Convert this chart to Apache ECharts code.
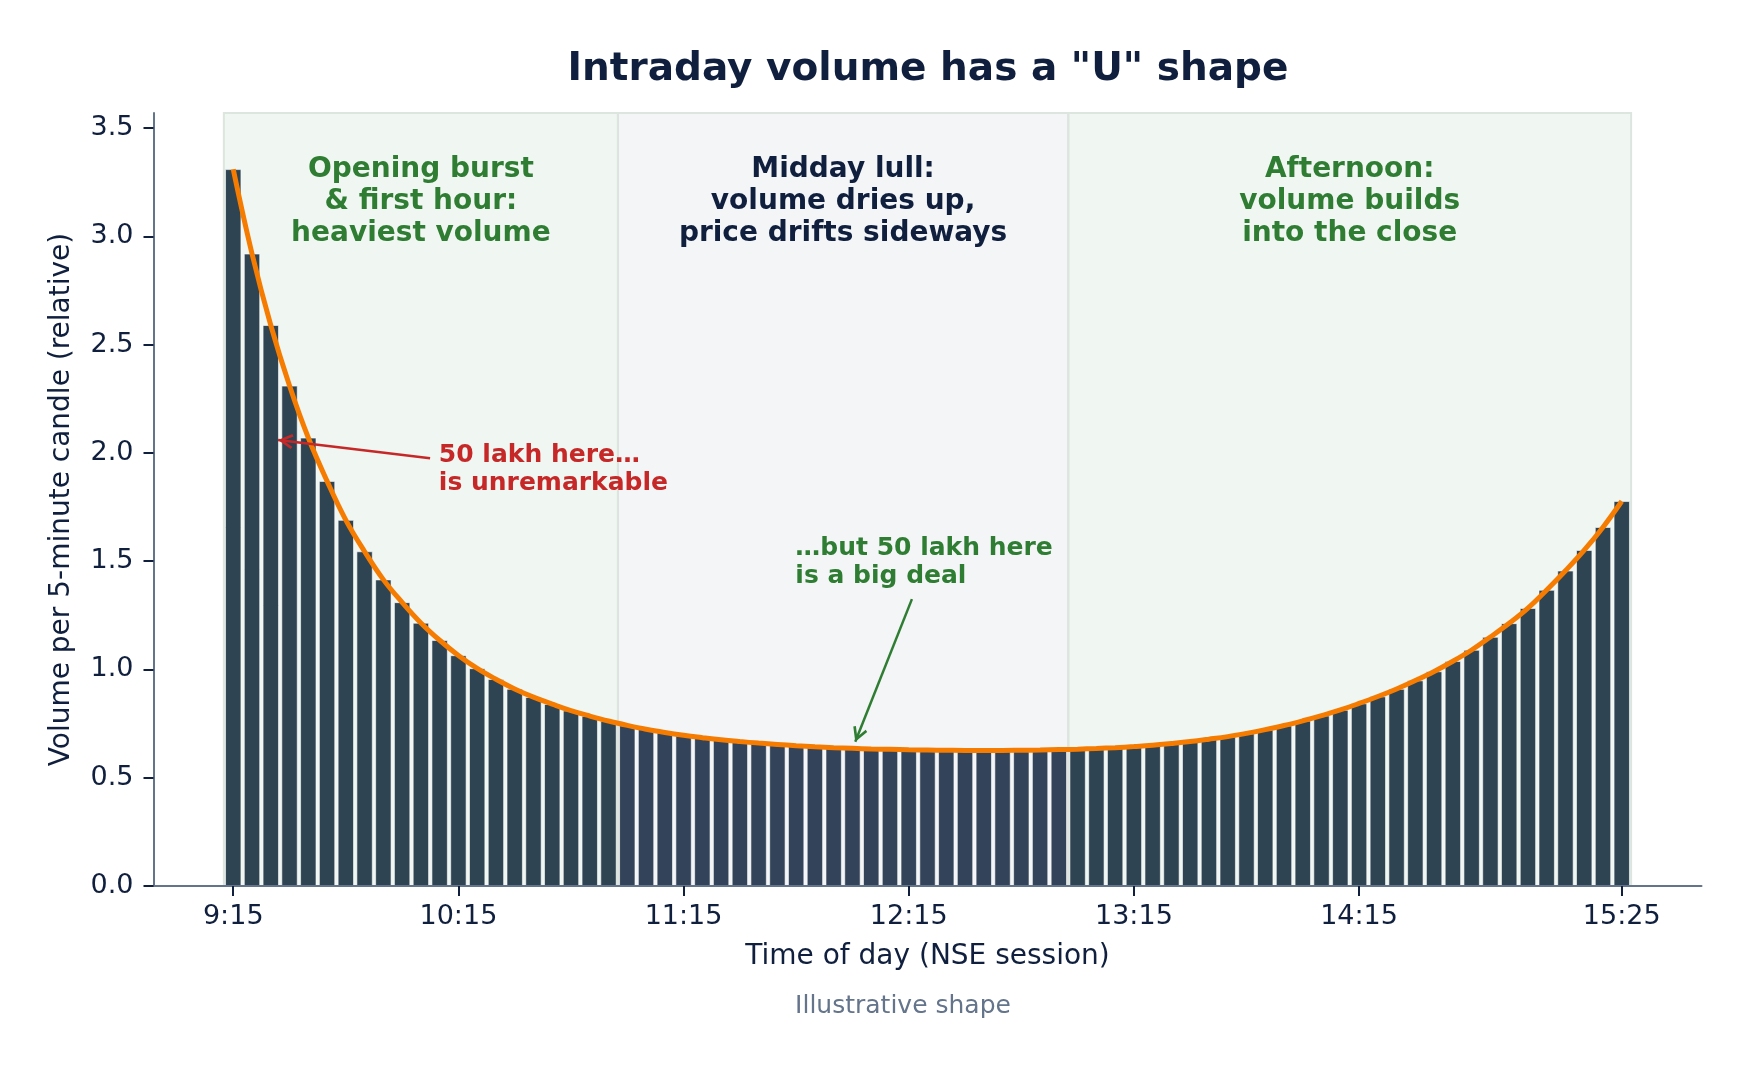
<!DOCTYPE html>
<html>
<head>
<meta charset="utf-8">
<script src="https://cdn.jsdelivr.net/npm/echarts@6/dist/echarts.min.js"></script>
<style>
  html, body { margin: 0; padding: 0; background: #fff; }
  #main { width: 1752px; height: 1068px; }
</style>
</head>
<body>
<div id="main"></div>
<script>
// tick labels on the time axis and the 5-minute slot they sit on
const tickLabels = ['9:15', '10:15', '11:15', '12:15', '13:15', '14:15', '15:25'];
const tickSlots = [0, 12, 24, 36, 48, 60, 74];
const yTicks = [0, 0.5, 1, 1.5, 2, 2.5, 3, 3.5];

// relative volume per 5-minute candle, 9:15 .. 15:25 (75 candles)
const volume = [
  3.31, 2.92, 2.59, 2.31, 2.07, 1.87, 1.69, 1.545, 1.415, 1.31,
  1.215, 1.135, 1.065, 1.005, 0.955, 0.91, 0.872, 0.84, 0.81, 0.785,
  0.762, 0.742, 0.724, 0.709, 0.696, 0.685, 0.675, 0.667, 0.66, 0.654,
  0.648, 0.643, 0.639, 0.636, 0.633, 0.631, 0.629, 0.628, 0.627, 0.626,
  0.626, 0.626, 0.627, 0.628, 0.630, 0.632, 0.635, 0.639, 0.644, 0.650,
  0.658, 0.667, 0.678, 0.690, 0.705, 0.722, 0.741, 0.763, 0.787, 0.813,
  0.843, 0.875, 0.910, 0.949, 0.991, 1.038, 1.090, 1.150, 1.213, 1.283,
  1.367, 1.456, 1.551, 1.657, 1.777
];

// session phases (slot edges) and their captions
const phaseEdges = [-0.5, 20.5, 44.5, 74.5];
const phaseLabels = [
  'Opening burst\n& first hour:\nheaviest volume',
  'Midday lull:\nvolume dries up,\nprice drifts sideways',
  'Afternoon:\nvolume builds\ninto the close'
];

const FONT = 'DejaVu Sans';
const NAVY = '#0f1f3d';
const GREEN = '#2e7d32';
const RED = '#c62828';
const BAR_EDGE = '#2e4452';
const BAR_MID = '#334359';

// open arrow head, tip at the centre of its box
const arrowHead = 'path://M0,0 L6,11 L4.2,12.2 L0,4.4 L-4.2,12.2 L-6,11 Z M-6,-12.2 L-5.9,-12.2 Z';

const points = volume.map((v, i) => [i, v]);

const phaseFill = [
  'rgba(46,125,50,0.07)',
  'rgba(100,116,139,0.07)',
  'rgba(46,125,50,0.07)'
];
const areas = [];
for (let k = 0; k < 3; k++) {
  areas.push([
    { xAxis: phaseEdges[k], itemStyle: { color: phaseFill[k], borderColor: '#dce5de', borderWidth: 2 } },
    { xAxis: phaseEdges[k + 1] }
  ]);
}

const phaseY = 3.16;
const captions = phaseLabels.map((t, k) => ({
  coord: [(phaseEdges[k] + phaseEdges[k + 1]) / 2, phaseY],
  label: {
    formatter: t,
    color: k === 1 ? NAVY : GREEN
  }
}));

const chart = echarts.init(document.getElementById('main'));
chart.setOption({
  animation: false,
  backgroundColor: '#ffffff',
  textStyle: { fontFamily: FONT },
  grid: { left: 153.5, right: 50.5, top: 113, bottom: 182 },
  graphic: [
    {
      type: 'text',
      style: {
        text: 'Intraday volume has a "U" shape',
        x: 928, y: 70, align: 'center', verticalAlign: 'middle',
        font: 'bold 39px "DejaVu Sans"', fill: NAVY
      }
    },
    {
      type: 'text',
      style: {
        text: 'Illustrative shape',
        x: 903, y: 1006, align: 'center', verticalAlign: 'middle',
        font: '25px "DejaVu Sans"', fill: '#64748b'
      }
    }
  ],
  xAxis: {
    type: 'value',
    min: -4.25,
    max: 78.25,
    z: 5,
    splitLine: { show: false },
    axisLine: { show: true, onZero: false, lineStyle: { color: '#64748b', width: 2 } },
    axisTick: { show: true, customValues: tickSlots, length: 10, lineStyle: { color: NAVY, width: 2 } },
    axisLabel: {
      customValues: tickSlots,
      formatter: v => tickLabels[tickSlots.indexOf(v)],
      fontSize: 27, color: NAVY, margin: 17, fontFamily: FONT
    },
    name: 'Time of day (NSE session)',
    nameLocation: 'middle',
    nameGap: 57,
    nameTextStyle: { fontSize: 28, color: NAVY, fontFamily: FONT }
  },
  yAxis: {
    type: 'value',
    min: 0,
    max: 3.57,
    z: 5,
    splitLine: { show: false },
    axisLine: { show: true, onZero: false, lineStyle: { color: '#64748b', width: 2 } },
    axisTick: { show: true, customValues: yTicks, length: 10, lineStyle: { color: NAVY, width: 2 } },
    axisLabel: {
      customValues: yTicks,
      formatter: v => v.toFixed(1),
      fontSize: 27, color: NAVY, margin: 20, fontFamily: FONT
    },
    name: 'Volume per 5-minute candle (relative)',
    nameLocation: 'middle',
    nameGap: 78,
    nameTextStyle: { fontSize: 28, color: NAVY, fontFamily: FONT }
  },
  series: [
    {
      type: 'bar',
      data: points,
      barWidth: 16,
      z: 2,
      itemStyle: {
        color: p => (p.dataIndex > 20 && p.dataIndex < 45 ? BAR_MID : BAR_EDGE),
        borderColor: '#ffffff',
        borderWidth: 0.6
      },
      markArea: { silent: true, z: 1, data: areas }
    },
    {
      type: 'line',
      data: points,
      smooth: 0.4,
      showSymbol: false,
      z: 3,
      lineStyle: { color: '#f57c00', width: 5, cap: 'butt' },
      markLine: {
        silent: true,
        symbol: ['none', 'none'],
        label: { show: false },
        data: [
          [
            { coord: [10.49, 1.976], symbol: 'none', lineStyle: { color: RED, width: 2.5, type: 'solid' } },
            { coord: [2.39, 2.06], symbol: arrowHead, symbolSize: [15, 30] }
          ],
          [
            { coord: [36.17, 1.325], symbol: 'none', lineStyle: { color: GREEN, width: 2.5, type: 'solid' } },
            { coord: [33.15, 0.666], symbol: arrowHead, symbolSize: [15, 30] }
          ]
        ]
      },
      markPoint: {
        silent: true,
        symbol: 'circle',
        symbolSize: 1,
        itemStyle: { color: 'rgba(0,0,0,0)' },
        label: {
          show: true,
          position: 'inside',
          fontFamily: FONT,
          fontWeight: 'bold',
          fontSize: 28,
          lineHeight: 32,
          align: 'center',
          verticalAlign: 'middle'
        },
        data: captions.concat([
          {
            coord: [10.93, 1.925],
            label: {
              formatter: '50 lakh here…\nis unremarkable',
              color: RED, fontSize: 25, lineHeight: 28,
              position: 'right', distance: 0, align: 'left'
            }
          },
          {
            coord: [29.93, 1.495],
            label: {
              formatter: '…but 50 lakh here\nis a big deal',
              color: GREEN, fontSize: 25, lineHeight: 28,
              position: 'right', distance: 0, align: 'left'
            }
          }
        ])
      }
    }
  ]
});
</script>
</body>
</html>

☆ ☆ ☆ ☆

Please write out all of the material above without changing a word, and omit any pictures.

• **TASK ANSWER**
Convert this chart to Apache ECharts code.
<!DOCTYPE html>
<html>
<head>
<meta charset="utf-8">
<script src="https://cdn.jsdelivr.net/npm/echarts@6/dist/echarts.min.js"></script>
<style>
  html, body { margin: 0; padding: 0; background: #fff; }
  #main { width: 1752px; height: 1068px; }
</style>
</head>
<body>
<div id="main"></div>
<script>
// tick labels on the time axis and the 5-minute slot they sit on
const tickLabels = ['9:15', '10:15', '11:15', '12:15', '13:15', '14:15', '15:25'];
const tickSlots = [0, 12, 24, 36, 48, 60, 74];
const yTicks = [0, 0.5, 1, 1.5, 2, 2.5, 3, 3.5];

// relative volume per 5-minute candle, 9:15 .. 15:25 (75 candles)
const volume = [
  3.31, 2.92, 2.59, 2.31, 2.07, 1.87, 1.69, 1.545, 1.415, 1.31,
  1.215, 1.135, 1.065, 1.005, 0.955, 0.91, 0.872, 0.84, 0.81, 0.785,
  0.762, 0.742, 0.724, 0.709, 0.696, 0.685, 0.675, 0.667, 0.66, 0.654,
  0.648, 0.643, 0.639, 0.636, 0.633, 0.631, 0.629, 0.628, 0.627, 0.626,
  0.626, 0.626, 0.627, 0.628, 0.630, 0.632, 0.635, 0.639, 0.644, 0.650,
  0.658, 0.667, 0.678, 0.690, 0.705, 0.722, 0.741, 0.763, 0.787, 0.813,
  0.843, 0.875, 0.910, 0.949, 0.991, 1.038, 1.090, 1.150, 1.213, 1.283,
  1.367, 1.456, 1.551, 1.657, 1.777
];

// session phases (slot edges) and their captions
const phaseEdges = [-0.5, 20.5, 44.5, 74.5];
const phaseLabels = [
  'Opening burst\n& first hour:\nheaviest volume',
  'Midday lull:\nvolume dries up,\nprice drifts sideways',
  'Afternoon:\nvolume builds\ninto the close'
];

const FONT = 'DejaVu Sans';
const NAVY = '#0f1f3d';
const GREEN = '#2e7d32';
const RED = '#c62828';
const BAR_EDGE = '#2e4452';
const BAR_MID = '#334359';

// open arrow head, tip at the centre of its box
const arrowHead = 'path://M0,0 L6,11 L4.2,12.2 L0,4.4 L-4.2,12.2 L-6,11 Z M-6,-12.2 L-5.9,-12.2 Z';

const points = volume.map((v, i) => [i, v]);

const phaseFill = [
  'rgba(46,125,50,0.07)',
  'rgba(100,116,139,0.07)',
  'rgba(46,125,50,0.07)'
];
const areas = [];
for (let k = 0; k < 3; k++) {
  areas.push([
    { xAxis: phaseEdges[k], itemStyle: { color: phaseFill[k], borderColor: '#dce5de', borderWidth: 2 } },
    { xAxis: phaseEdges[k + 1] }
  ]);
}

const phaseY = 3.16;
const captions = phaseLabels.map((t, k) => ({
  coord: [(phaseEdges[k] + phaseEdges[k + 1]) / 2, phaseY],
  label: {
    formatter: t,
    color: k === 1 ? NAVY : GREEN
  }
}));

const chart = echarts.init(document.getElementById('main'));
chart.setOption({
  animation: false,
  backgroundColor: '#ffffff',
  textStyle: { fontFamily: FONT },
  grid: { left: 153.5, right: 50.5, top: 113, bottom: 182 },
  graphic: [
    {
      type: 'text',
      style: {
        text: 'Intraday volume has a "U" shape',
        x: 928, y: 70, align: 'center', verticalAlign: 'middle',
        font: 'bold 39px "DejaVu Sans"', fill: NAVY
      }
    },
    {
      type: 'text',
      style: {
        text: 'Illustrative shape',
        x: 903, y: 1006, align: 'center', verticalAlign: 'middle',
        font: '25px "DejaVu Sans"', fill: '#64748b'
      }
    }
  ],
  xAxis: {
    type: 'value',
    min: -4.25,
    max: 78.25,
    z: 5,
    splitLine: { show: false },
    axisLine: { show: true, onZero: false, lineStyle: { color: '#64748b', width: 2 } },
    axisTick: { show: true, customValues: tickSlots, length: 10, lineStyle: { color: NAVY, width: 2 } },
    axisLabel: {
      customValues: tickSlots,
      formatter: v => tickLabels[tickSlots.indexOf(v)],
      fontSize: 27, color: NAVY, margin: 17, fontFamily: FONT
    },
    name: 'Time of day (NSE session)',
    nameLocation: 'middle',
    nameGap: 57,
    nameTextStyle: { fontSize: 28, color: NAVY, fontFamily: FONT }
  },
  yAxis: {
    type: 'value',
    min: 0,
    max: 3.57,
    z: 5,
    splitLine: { show: false },
    axisLine: { show: true, onZero: false, lineStyle: { color: '#64748b', width: 2 } },
    axisTick: { show: true, customValues: yTicks, length: 10, lineStyle: { color: NAVY, width: 2 } },
    axisLabel: {
      customValues: yTicks,
      formatter: v => v.toFixed(1),
      fontSize: 27, color: NAVY, margin: 20, fontFamily: FONT
    },
    name: 'Volume per 5-minute candle (relative)',
    nameLocation: 'middle',
    nameGap: 78,
    nameTextStyle: { fontSize: 28, color: NAVY, fontFamily: FONT }
  },
  series: [
    {
      type: 'bar',
      data: points,
      barWidth: 16,
      z: 2,
      itemStyle: {
        color: p => (p.dataIndex > 20 && p.dataIndex < 45 ? BAR_MID : BAR_EDGE),
        borderColor: '#ffffff',
        borderWidth: 0.6
      },
      markArea: { silent: true, z: 1, data: areas }
    },
    {
      type: 'line',
      data: points,
      smooth: 0.4,
      showSymbol: false,
      z: 3,
      lineStyle: { color: '#f57c00', width: 5, cap: 'butt' },
      markLine: {
        silent: true,
        symbol: ['none', 'none'],
        label: { show: false },
        data: [
          [
            { coord: [10.49, 1.976], symbol: 'none', lineStyle: { color: RED, width: 2.5, type: 'solid' } },
            { coord: [2.39, 2.06], symbol: arrowHead, symbolSize: [15, 30] }
          ],
          [
            { coord: [36.17, 1.325], symbol: 'none', lineStyle: { color: GREEN, width: 2.5, type: 'solid' } },
            { coord: [33.15, 0.666], symbol: arrowHead, symbolSize: [15, 30] }
          ]
        ]
      },
      markPoint: {
        silent: true,
        symbol: 'circle',
        symbolSize: 1,
        itemStyle: { color: 'rgba(0,0,0,0)' },
        label: {
          show: true,
          position: 'inside',
          fontFamily: FONT,
          fontWeight: 'bold',
          fontSize: 28,
          lineHeight: 32,
          align: 'center',
          verticalAlign: 'middle'
        },
        data: captions.concat([
          {
            coord: [10.93, 1.925],
            label: {
              formatter: '50 lakh here…\nis unremarkable',
              color: RED, fontSize: 25, lineHeight: 28,
              position: 'right', distance: 0, align: 'left'
            }
          },
          {
            coord: [29.93, 1.495],
            label: {
              formatter: '…but 50 lakh here\nis a big deal',
              color: GREEN, fontSize: 25, lineHeight: 28,
              position: 'right', distance: 0, align: 'left'
            }
          }
        ])
      }
    }
  ]
});
</script>
</body>
</html>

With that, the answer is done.